Looking to understand how to create a Dynamodb global secondary index? Learn about the process as well as some helpful tips in this article.
1. Overview
In this article, I’ll show you how to create and query a DynamoDB Global Secondary Index (GSI) through the AWS console. We’ll also touch on some important GSI concepts such as capacity mode, projections and configuration.
If you’re looking to query a GSI in Java, check out this article.
2.0 Starting State
Our starting state is a basic Orders table. The table contains a primary key called OrderId
and a couple of other Attributes such as CustomerId
, OrderDate
, State
, and others.
Note that in current form, we are only able to perform Queries on the OrderId
field. For example, we’ll be able to ask DynamoDB for all the orders with a OrderId of ‘1’.

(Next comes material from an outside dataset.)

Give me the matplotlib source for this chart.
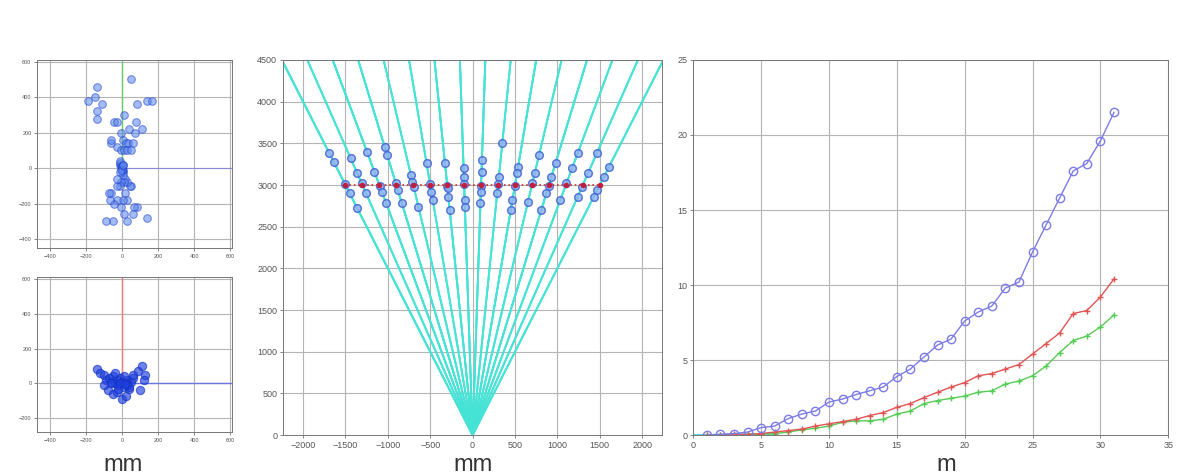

By creating a Global Secondary Index, we can avoid scanning our table by adding the ability to query directly on the CustomerId
field. In other words, we will be able to retrieve all records with a CustomerId of X.
2.1 Creating a GSI
To create a Global Secondary Index in DynamoDB, head over to the console and select your Table.
You’ll want to click on the Indexes tab to access the index creation screen and click on the Create Index button as seen below.
Next, we need to define the partition and optionally, the range/sort key.
Partition / Sort Key
In our case, we want to set the PartitionKey to the field we would like to query on which is CustomerId
. We can also add a sort key as OrderDate
to enable range-like queries on dates. For example, “Give me all the orders by this CustomerId
between two OrderDate
s. This is a very powerful feature of GSIs and indexes in general.
We also need to define the Index Name which is just an arbitrary text field. By default the value will be the PartitionKey-Sortkey-index, as seen in the screenshot below.
Index Capacity
Scrolling down, the next section asks us about Index Capacity. By default, your GSI will inherit the settings of your main table’s index.
Another interesting note is that you are forced to use the same Capacity Mode (either On-Demand or Provisioned) that is currently configured on your main table. In other words, your GSI’s capacity mode cannot be different than your main table’s capacity mode.
Projections
Finally, we need to define our Projections setting. Projections are interesting in a number of different ways so I’d like to spend more time on them.
Projections allow you to specify the attributes that will be present alongside the index attribute you select for your GSI. This means you can restrict the number of attributes to only those you need to come alongside your queries to your GSI.
This is useful in reducing our record storage in DynamoDB. Since users are charged per RCU and WCU, keeping record sizes as small as possible saves you money.
Limiting your returned attributes are also useful in terms of network capacity. If your use case for retrieiving the data from your GSI is only to read one or two fields out of dozens, you’re effectively transferring large amounts of redundant data from client to server. This can impact API latency.
You have three options for projections as seen above.
- All – This returns all keys and values of the record
- Only Keys – This returns just the key names that are on the index (not very useful by the way).
- Include – This allows you to define a set of attributes that are included in the projection.
Finally, you can click on Create Index to start the index creation process. Typically it takes 5 minutes or less, but in the case of large tables it can take up to an hour or so in my experience.
Querying Our Global Secondary Index
Now that we’ve created our index, we are free to start querying on our Partition Key which is CustomerId in our case.
To do so from the console, head back to the Explore Items section of your DynamoDB Table.
Expand the Scan/Query tab menu and select the Table or Index dropdown as seen below.
Notice that now our newly created CustomerId-Orderdate-index global secondary index is now available!
In order to perform a query against CustomerId, select the index, input the customerId, and click on run.
If you’re using a SDK such as boto3 in python, be sure to include the index name in your queries so that Dynamo knows you’re trying to query on the GSI. Not doing so will result in an error from the DynamoDB API.